## Directive:
Gather the lines below that include the string "this", copying each in full.

## Data entries:
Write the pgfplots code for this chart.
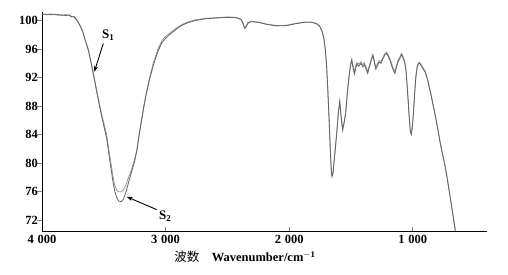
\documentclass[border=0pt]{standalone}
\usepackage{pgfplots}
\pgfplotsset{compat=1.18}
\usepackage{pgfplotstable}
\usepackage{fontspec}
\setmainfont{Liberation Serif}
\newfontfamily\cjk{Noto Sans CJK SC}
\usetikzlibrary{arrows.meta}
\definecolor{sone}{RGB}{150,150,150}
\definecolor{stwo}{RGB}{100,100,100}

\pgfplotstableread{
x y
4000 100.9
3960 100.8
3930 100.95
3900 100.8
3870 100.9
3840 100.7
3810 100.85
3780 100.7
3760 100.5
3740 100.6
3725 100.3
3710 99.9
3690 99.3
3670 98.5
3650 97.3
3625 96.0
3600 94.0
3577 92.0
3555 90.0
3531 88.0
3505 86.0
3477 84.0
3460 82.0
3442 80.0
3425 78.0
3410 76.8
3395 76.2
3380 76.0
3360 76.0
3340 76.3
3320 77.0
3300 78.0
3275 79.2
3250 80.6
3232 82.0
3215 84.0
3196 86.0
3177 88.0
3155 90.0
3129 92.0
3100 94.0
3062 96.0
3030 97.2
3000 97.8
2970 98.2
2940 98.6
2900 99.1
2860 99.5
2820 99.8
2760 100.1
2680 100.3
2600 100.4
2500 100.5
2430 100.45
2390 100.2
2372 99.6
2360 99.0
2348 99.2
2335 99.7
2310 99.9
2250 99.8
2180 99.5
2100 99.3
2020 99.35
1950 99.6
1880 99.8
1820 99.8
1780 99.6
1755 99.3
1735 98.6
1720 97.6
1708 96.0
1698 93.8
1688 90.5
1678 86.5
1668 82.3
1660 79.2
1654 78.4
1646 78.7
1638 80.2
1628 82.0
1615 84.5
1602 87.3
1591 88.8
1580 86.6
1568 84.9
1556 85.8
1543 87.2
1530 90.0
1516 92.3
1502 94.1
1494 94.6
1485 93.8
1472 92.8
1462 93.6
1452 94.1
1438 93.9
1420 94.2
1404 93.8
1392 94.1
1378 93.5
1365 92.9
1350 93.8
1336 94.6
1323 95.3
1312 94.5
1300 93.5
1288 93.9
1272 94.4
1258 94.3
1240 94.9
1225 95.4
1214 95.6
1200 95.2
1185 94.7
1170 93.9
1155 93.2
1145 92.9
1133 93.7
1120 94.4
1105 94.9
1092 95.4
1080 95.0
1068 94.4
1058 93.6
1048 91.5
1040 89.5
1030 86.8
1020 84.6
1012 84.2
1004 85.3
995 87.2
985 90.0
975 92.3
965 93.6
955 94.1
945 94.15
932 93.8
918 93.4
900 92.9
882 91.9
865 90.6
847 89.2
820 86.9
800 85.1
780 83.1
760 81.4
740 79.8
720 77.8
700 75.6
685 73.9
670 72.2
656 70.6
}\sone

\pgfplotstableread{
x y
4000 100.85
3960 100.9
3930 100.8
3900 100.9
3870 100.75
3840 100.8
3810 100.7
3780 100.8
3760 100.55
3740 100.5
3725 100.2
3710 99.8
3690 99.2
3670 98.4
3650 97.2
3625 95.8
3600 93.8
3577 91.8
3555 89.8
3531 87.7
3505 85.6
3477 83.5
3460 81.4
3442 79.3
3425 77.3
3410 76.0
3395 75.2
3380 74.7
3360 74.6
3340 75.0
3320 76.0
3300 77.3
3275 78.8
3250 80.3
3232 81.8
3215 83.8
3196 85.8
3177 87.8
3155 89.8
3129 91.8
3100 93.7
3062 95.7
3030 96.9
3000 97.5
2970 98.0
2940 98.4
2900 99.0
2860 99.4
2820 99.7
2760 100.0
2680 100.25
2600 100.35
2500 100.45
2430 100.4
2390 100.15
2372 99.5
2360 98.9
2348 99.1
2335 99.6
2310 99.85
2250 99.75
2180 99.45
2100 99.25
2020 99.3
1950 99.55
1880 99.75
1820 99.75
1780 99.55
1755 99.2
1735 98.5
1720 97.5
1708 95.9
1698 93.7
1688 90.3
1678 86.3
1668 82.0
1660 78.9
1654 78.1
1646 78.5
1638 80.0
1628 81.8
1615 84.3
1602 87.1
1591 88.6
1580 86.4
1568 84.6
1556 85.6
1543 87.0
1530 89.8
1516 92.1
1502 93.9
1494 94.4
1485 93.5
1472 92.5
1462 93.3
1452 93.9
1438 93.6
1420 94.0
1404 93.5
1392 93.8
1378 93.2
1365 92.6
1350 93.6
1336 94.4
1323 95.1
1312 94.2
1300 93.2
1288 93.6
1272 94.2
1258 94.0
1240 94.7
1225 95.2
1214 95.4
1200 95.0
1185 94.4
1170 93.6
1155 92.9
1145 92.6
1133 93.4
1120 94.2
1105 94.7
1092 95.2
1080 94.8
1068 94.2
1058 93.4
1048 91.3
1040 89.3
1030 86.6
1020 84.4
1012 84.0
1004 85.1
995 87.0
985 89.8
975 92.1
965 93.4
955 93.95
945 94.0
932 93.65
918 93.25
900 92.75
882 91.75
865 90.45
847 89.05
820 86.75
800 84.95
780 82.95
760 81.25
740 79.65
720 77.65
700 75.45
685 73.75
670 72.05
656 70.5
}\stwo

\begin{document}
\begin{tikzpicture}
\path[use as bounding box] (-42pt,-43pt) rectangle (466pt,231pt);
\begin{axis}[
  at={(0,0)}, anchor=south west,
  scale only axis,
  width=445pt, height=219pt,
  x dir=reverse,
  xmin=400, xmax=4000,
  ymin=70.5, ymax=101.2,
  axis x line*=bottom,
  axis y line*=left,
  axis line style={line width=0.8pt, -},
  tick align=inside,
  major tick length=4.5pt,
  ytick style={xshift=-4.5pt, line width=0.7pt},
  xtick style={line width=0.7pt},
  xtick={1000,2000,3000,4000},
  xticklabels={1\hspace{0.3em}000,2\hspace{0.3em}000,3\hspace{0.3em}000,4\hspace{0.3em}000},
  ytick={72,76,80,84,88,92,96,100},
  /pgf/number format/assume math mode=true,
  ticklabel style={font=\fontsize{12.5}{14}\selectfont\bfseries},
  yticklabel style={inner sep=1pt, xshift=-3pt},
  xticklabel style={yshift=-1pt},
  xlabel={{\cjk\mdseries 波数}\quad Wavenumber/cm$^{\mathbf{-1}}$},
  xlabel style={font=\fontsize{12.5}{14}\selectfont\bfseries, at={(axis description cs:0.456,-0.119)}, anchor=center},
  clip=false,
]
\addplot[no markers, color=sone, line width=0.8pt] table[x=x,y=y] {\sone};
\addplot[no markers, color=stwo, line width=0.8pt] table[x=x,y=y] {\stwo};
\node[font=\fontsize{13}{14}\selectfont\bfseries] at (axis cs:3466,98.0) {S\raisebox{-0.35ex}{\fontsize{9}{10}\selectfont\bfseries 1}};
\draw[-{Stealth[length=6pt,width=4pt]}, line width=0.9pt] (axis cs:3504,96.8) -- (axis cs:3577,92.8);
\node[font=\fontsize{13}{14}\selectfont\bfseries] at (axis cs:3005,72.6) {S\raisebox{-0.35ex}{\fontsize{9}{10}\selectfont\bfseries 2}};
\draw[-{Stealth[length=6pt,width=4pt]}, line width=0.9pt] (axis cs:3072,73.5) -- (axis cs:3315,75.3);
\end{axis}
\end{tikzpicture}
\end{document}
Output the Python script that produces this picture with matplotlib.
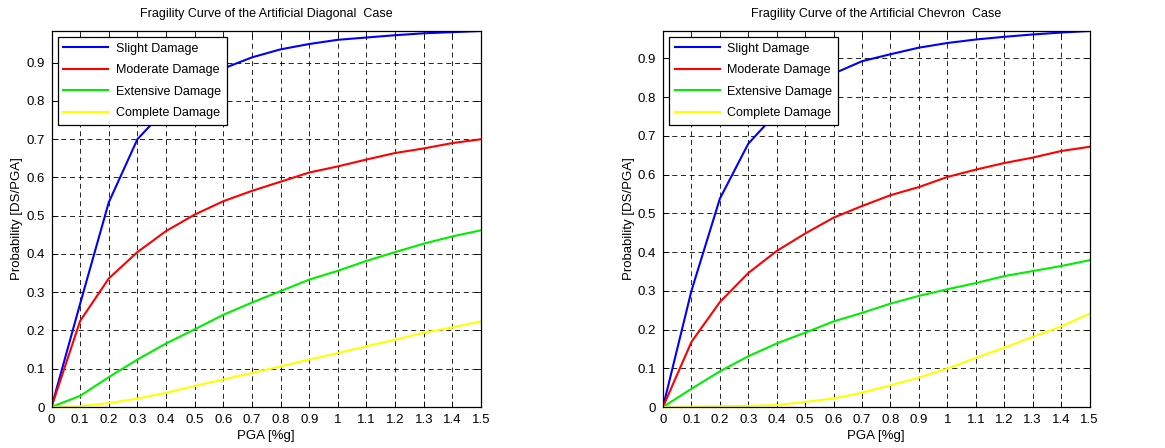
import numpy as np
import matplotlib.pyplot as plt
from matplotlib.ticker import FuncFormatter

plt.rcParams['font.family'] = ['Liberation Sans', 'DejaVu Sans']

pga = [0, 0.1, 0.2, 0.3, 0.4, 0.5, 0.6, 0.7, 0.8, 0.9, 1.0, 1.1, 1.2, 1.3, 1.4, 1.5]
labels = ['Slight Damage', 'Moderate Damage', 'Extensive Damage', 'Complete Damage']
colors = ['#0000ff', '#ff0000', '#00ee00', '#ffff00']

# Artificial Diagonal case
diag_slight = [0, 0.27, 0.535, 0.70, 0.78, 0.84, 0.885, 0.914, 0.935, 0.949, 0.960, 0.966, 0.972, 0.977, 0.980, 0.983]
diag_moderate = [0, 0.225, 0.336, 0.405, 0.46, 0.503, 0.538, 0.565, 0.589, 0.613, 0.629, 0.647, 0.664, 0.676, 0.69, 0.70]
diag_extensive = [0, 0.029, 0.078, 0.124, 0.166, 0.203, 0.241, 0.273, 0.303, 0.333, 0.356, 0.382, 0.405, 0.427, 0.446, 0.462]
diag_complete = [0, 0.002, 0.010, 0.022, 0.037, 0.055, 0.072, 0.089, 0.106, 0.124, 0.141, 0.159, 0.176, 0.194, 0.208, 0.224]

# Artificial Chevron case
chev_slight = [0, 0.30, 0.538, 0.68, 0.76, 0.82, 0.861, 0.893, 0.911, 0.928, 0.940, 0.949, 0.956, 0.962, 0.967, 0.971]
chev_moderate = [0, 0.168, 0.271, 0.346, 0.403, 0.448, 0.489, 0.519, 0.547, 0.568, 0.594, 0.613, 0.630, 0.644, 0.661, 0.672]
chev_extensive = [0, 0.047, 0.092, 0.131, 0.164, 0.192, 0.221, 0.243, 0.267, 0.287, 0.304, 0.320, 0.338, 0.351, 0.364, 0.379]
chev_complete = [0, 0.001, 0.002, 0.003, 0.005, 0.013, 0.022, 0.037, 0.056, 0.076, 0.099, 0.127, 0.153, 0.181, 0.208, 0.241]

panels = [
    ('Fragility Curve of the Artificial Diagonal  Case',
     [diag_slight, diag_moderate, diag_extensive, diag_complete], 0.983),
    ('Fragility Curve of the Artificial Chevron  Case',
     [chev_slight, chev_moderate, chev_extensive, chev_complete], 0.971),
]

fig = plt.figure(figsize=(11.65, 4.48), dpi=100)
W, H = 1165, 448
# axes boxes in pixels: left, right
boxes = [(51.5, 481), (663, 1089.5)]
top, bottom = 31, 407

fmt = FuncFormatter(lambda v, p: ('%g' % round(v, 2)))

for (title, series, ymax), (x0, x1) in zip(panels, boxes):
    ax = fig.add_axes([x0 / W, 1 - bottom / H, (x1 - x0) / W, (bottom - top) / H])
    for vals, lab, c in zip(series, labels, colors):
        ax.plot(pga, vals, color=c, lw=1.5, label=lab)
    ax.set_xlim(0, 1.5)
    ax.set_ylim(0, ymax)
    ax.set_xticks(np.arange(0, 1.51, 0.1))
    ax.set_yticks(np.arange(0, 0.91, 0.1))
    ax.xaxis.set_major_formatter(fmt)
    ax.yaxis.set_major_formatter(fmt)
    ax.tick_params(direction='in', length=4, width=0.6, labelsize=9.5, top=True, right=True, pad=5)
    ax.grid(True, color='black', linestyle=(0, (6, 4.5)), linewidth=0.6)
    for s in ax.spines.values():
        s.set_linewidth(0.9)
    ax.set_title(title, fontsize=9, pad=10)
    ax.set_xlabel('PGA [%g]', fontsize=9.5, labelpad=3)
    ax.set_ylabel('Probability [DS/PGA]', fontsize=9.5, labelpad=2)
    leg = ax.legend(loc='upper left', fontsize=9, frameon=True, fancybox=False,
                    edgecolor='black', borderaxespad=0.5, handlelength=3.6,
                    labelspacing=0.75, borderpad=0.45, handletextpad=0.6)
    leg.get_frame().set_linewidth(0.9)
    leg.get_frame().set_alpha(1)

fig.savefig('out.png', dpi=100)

## Solved exercise:
Write the pgfplots code for this chart.
Output the Python script that produces this picture with matplotlib.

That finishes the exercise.